▸ Data extract
-.-.-
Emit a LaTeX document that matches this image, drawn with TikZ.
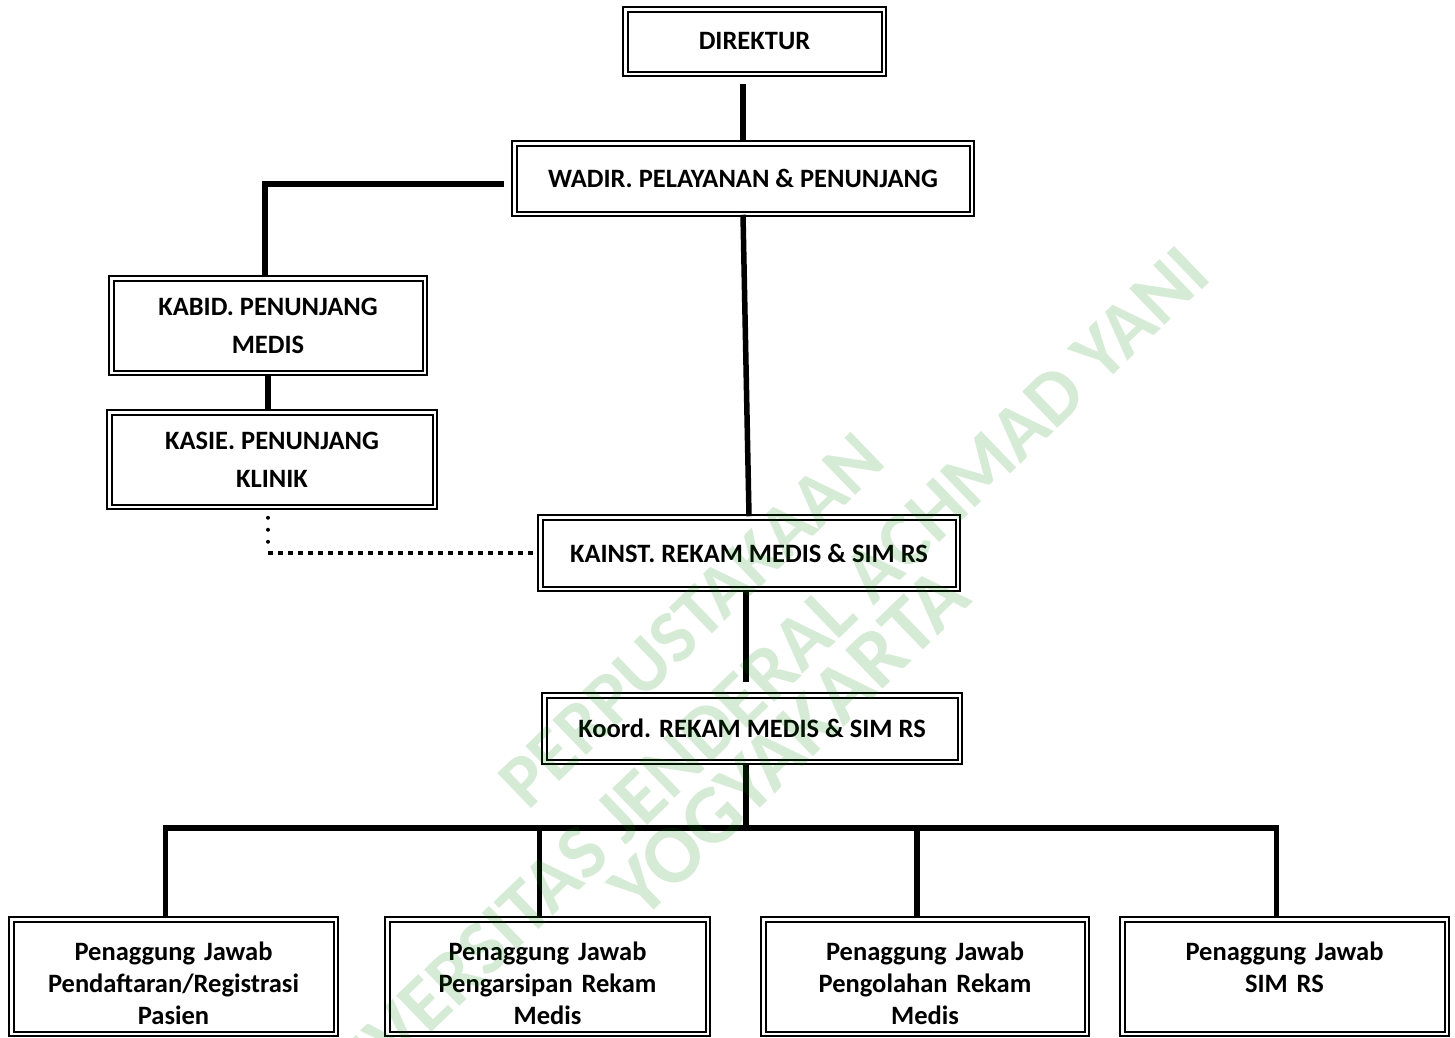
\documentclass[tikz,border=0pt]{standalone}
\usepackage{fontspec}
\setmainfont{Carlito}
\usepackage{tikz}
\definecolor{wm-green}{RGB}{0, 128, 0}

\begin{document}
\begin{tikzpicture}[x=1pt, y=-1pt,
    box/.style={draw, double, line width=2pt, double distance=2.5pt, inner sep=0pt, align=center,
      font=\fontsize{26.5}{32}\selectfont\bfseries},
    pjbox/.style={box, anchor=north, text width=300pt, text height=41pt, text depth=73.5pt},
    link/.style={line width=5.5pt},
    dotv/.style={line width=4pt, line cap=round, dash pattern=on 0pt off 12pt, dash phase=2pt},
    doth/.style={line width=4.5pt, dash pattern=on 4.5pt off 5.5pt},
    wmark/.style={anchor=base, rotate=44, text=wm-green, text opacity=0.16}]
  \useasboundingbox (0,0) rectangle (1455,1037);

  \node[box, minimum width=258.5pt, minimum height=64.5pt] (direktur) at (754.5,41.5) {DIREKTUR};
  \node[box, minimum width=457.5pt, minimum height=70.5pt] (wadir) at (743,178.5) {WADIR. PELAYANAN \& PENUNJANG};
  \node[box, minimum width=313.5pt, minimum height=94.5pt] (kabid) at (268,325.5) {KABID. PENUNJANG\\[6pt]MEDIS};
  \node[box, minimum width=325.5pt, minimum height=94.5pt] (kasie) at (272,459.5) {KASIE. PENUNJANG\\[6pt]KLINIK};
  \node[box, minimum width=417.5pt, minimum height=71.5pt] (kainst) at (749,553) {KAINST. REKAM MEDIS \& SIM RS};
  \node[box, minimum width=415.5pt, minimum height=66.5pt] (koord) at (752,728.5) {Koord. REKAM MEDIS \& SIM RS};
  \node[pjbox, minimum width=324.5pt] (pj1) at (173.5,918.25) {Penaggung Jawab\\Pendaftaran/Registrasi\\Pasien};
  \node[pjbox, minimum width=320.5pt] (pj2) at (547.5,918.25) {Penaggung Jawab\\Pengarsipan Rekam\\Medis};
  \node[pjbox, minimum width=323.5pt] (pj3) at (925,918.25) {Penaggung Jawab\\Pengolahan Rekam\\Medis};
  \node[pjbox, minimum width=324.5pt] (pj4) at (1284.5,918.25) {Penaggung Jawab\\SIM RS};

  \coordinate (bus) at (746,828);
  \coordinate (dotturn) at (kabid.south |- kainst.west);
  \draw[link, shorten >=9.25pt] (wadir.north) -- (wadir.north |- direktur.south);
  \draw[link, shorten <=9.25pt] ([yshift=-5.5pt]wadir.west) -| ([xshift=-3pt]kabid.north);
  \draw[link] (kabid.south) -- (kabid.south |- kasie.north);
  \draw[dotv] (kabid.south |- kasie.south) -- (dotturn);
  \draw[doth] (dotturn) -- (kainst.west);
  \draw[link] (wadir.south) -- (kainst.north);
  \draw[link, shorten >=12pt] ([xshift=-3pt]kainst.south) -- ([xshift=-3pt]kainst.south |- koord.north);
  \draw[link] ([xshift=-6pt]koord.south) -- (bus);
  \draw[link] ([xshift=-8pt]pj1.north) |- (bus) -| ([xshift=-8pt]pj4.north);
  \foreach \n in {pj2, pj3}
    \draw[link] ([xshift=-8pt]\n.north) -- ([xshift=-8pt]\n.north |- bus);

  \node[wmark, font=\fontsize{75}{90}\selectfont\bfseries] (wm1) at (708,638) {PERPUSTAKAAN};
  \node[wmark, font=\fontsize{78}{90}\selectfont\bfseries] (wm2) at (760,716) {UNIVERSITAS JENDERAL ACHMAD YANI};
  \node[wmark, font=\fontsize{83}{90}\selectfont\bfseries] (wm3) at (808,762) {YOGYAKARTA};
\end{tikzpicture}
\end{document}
-.-.-
▸ Direction
Write out the material above again, word for word, minus its pictures.

▸ Completed exercise
Emit a LaTeX document that matches this image, drawn with TikZ.
\documentclass[tikz,border=0pt]{standalone}
\usepackage{fontspec}
\setmainfont{Carlito}
\usepackage{tikz}
\definecolor{wm-green}{RGB}{0, 128, 0}

\begin{document}
\begin{tikzpicture}[x=1pt, y=-1pt,
    box/.style={draw, double, line width=2pt, double distance=2.5pt, inner sep=0pt, align=center,
      font=\fontsize{26.5}{32}\selectfont\bfseries},
    pjbox/.style={box, anchor=north, text width=300pt, text height=41pt, text depth=73.5pt},
    link/.style={line width=5.5pt},
    dotv/.style={line width=4pt, line cap=round, dash pattern=on 0pt off 12pt, dash phase=2pt},
    doth/.style={line width=4.5pt, dash pattern=on 4.5pt off 5.5pt},
    wmark/.style={anchor=base, rotate=44, text=wm-green, text opacity=0.16}]
  \useasboundingbox (0,0) rectangle (1455,1037);

  \node[box, minimum width=258.5pt, minimum height=64.5pt] (direktur) at (754.5,41.5) {DIREKTUR};
  \node[box, minimum width=457.5pt, minimum height=70.5pt] (wadir) at (743,178.5) {WADIR. PELAYANAN \& PENUNJANG};
  \node[box, minimum width=313.5pt, minimum height=94.5pt] (kabid) at (268,325.5) {KABID. PENUNJANG\\[6pt]MEDIS};
  \node[box, minimum width=325.5pt, minimum height=94.5pt] (kasie) at (272,459.5) {KASIE. PENUNJANG\\[6pt]KLINIK};
  \node[box, minimum width=417.5pt, minimum height=71.5pt] (kainst) at (749,553) {KAINST. REKAM MEDIS \& SIM RS};
  \node[box, minimum width=415.5pt, minimum height=66.5pt] (koord) at (752,728.5) {Koord. REKAM MEDIS \& SIM RS};
  \node[pjbox, minimum width=324.5pt] (pj1) at (173.5,918.25) {Penaggung Jawab\\Pendaftaran/Registrasi\\Pasien};
  \node[pjbox, minimum width=320.5pt] (pj2) at (547.5,918.25) {Penaggung Jawab\\Pengarsipan Rekam\\Medis};
  \node[pjbox, minimum width=323.5pt] (pj3) at (925,918.25) {Penaggung Jawab\\Pengolahan Rekam\\Medis};
  \node[pjbox, minimum width=324.5pt] (pj4) at (1284.5,918.25) {Penaggung Jawab\\SIM RS};

  \coordinate (bus) at (746,828);
  \coordinate (dotturn) at (kabid.south |- kainst.west);
  \draw[link, shorten >=9.25pt] (wadir.north) -- (wadir.north |- direktur.south);
  \draw[link, shorten <=9.25pt] ([yshift=-5.5pt]wadir.west) -| ([xshift=-3pt]kabid.north);
  \draw[link] (kabid.south) -- (kabid.south |- kasie.north);
  \draw[dotv] (kabid.south |- kasie.south) -- (dotturn);
  \draw[doth] (dotturn) -- (kainst.west);
  \draw[link] (wadir.south) -- (kainst.north);
  \draw[link, shorten >=12pt] ([xshift=-3pt]kainst.south) -- ([xshift=-3pt]kainst.south |- koord.north);
  \draw[link] ([xshift=-6pt]koord.south) -- (bus);
  \draw[link] ([xshift=-8pt]pj1.north) |- (bus) -| ([xshift=-8pt]pj4.north);
  \foreach \n in {pj2, pj3}
    \draw[link] ([xshift=-8pt]\n.north) -- ([xshift=-8pt]\n.north |- bus);

  \node[wmark, font=\fontsize{75}{90}\selectfont\bfseries] (wm1) at (708,638) {PERPUSTAKAAN};
  \node[wmark, font=\fontsize{78}{90}\selectfont\bfseries] (wm2) at (760,716) {UNIVERSITAS JENDERAL ACHMAD YANI};
  \node[wmark, font=\fontsize{83}{90}\selectfont\bfseries] (wm3) at (808,762) {YOGYAKARTA};
\end{tikzpicture}
\end{document}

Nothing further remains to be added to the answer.